• Listed records:
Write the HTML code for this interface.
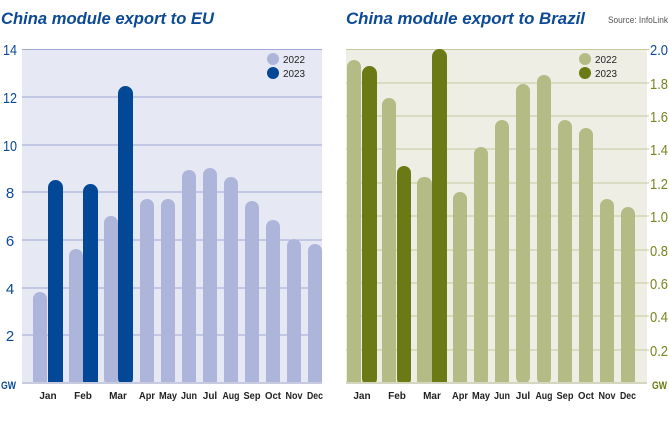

* * *

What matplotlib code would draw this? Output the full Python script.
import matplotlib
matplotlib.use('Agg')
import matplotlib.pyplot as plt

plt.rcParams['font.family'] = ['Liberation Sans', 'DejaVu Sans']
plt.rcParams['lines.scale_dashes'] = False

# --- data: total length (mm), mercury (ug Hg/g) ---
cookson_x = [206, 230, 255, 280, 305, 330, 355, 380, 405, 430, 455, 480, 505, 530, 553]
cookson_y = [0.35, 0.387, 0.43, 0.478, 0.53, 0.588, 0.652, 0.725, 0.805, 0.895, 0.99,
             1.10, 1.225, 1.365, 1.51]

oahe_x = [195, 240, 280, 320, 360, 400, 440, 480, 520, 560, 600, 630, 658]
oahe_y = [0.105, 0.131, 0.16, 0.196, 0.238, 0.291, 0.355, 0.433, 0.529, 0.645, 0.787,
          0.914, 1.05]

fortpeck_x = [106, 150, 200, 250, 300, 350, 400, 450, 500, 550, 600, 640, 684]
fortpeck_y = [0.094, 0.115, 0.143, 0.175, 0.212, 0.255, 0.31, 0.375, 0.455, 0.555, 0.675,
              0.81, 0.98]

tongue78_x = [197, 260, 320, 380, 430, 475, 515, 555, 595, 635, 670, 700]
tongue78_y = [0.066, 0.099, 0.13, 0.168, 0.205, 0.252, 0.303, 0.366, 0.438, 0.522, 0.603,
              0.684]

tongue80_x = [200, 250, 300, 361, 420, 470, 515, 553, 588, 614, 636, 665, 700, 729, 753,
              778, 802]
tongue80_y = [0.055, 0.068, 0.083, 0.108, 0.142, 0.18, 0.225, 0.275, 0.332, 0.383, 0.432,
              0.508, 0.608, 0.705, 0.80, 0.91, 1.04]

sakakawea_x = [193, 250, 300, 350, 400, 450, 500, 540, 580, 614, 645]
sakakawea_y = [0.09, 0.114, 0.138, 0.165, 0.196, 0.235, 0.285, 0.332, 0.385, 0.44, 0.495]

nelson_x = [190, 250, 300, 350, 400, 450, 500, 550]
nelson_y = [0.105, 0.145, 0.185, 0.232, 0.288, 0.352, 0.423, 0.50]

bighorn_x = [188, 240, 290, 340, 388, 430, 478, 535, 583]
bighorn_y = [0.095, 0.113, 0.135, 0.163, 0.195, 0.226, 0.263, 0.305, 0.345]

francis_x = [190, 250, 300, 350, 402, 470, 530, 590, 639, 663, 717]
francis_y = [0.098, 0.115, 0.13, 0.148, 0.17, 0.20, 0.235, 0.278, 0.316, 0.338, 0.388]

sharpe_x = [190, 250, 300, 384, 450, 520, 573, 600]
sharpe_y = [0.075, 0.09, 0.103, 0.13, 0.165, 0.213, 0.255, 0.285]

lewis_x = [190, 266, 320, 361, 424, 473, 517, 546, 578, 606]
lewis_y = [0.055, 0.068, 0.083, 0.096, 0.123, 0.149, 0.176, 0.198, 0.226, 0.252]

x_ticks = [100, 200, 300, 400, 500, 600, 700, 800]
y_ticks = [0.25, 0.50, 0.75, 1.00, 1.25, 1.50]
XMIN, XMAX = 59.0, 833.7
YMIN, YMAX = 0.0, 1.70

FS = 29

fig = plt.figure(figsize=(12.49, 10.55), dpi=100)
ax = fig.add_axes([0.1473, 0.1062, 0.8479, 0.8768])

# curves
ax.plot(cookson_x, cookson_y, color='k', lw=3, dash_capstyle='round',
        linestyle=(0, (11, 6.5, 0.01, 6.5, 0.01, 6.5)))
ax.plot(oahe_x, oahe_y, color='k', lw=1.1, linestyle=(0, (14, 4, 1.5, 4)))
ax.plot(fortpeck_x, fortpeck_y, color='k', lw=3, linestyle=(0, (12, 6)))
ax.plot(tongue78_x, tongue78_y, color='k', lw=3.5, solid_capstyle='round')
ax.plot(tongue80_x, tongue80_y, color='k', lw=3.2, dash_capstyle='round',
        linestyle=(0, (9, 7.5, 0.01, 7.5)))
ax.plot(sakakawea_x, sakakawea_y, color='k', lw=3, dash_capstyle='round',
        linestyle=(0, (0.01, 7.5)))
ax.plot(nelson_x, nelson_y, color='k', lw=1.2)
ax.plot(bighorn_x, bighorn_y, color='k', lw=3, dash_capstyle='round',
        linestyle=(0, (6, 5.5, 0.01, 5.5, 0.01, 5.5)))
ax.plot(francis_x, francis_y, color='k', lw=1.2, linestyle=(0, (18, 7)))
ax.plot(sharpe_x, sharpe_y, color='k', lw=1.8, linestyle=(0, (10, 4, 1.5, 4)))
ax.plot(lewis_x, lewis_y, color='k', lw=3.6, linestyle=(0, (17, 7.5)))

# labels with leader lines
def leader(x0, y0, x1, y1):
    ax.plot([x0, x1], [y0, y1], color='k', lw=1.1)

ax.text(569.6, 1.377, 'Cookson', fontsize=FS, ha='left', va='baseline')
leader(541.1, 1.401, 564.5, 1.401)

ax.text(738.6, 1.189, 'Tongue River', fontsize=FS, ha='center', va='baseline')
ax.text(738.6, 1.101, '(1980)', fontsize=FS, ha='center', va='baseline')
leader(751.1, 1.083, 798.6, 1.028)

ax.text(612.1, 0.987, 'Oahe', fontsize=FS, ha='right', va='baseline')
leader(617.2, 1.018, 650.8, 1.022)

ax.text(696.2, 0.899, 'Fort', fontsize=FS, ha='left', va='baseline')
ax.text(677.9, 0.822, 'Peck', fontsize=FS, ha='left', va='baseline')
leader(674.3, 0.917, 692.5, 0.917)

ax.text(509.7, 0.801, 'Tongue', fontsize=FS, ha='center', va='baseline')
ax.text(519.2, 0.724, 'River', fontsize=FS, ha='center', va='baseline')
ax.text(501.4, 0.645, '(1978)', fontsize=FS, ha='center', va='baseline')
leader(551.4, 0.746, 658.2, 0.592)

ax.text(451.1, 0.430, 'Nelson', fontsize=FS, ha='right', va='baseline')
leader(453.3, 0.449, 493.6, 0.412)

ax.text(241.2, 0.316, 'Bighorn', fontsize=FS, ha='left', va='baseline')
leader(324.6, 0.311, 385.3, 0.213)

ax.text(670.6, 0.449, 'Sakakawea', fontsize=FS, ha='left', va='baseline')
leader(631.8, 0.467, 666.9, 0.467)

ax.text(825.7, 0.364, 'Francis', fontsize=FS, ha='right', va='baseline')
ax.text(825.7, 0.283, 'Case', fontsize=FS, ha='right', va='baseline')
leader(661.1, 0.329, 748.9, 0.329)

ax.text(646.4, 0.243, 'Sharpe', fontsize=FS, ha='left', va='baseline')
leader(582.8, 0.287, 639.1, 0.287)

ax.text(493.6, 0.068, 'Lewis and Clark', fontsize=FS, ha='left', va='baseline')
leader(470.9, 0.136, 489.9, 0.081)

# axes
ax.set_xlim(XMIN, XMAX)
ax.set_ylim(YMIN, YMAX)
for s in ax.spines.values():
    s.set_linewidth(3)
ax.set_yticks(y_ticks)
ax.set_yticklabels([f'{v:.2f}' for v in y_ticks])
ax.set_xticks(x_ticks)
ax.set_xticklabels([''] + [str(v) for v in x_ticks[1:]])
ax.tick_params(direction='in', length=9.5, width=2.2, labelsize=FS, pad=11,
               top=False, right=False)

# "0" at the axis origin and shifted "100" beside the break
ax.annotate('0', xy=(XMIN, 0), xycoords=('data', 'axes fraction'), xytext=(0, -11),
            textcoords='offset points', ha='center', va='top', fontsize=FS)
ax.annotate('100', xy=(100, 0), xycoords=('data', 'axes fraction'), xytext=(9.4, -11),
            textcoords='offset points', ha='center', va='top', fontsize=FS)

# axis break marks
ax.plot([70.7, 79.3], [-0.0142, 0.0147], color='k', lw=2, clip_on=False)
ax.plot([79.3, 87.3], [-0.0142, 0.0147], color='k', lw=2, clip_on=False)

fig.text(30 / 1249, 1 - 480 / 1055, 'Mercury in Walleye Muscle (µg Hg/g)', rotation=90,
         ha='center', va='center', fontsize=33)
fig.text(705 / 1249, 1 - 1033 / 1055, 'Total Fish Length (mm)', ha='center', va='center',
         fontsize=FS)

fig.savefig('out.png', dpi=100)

==

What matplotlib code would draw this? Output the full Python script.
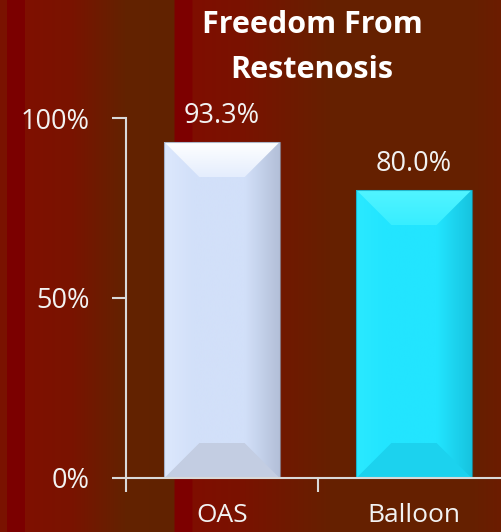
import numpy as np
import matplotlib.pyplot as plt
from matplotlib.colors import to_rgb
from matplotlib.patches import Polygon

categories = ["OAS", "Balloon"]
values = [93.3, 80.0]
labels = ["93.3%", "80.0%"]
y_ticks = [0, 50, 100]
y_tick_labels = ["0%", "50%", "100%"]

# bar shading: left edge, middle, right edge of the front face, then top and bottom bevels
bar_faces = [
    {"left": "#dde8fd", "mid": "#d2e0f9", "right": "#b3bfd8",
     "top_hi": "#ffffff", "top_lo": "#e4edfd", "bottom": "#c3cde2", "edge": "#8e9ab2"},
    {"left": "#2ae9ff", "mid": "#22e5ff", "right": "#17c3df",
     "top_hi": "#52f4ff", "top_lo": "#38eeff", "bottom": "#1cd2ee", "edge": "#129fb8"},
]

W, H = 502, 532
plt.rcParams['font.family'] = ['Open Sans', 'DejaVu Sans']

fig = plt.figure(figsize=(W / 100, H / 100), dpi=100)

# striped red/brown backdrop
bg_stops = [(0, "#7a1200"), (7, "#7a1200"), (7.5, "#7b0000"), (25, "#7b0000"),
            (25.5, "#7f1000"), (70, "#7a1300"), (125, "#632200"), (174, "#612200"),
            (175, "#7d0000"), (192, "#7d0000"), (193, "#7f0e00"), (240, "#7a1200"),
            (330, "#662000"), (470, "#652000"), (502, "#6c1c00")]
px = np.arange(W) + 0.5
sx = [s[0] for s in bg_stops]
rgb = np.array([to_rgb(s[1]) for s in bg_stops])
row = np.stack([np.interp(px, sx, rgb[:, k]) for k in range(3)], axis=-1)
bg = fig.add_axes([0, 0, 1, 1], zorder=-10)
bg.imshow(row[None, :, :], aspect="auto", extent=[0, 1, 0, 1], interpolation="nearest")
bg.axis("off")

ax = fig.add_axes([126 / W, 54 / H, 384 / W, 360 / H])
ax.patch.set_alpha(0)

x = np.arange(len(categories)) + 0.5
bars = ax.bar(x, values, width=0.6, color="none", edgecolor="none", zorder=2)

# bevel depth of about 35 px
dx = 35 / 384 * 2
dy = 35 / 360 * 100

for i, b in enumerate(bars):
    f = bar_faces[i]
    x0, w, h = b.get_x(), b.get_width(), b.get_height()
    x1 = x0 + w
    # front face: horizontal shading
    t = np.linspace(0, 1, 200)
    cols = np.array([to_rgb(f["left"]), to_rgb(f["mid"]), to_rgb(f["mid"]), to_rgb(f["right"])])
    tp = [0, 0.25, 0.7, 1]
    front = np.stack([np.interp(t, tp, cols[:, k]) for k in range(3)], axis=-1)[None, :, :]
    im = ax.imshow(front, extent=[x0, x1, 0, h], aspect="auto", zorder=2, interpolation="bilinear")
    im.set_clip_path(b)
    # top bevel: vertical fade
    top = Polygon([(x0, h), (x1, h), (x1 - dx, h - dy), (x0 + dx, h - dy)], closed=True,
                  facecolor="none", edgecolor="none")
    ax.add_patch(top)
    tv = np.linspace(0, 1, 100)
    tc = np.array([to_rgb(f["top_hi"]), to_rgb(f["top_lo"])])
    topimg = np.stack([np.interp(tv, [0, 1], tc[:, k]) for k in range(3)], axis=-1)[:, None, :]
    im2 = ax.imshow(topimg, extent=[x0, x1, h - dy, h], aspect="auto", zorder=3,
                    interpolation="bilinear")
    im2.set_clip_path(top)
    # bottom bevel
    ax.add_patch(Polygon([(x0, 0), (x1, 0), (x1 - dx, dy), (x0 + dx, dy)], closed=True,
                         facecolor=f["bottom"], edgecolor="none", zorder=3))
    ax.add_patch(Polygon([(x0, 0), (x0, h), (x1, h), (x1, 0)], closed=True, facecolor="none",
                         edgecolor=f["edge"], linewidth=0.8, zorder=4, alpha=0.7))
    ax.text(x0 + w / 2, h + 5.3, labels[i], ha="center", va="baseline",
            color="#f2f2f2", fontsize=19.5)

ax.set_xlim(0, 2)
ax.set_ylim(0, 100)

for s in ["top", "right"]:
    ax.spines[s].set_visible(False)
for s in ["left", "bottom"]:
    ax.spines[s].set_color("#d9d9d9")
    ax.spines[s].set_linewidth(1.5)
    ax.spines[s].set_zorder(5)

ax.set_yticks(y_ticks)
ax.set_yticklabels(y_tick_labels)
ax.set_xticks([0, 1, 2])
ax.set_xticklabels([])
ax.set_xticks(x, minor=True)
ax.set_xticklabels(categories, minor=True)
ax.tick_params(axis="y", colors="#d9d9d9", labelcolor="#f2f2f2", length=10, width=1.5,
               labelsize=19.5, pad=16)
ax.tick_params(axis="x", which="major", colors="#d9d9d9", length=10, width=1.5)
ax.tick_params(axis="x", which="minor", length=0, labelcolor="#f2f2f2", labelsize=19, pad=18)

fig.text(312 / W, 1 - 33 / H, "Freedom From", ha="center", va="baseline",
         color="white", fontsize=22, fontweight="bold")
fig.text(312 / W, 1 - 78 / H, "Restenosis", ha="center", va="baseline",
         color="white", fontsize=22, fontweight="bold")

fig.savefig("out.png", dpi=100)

• Description of the task:
Each line in the material either holds the string "matplotlib" or does not. State how many do, and nothing else.

• Complete output:
8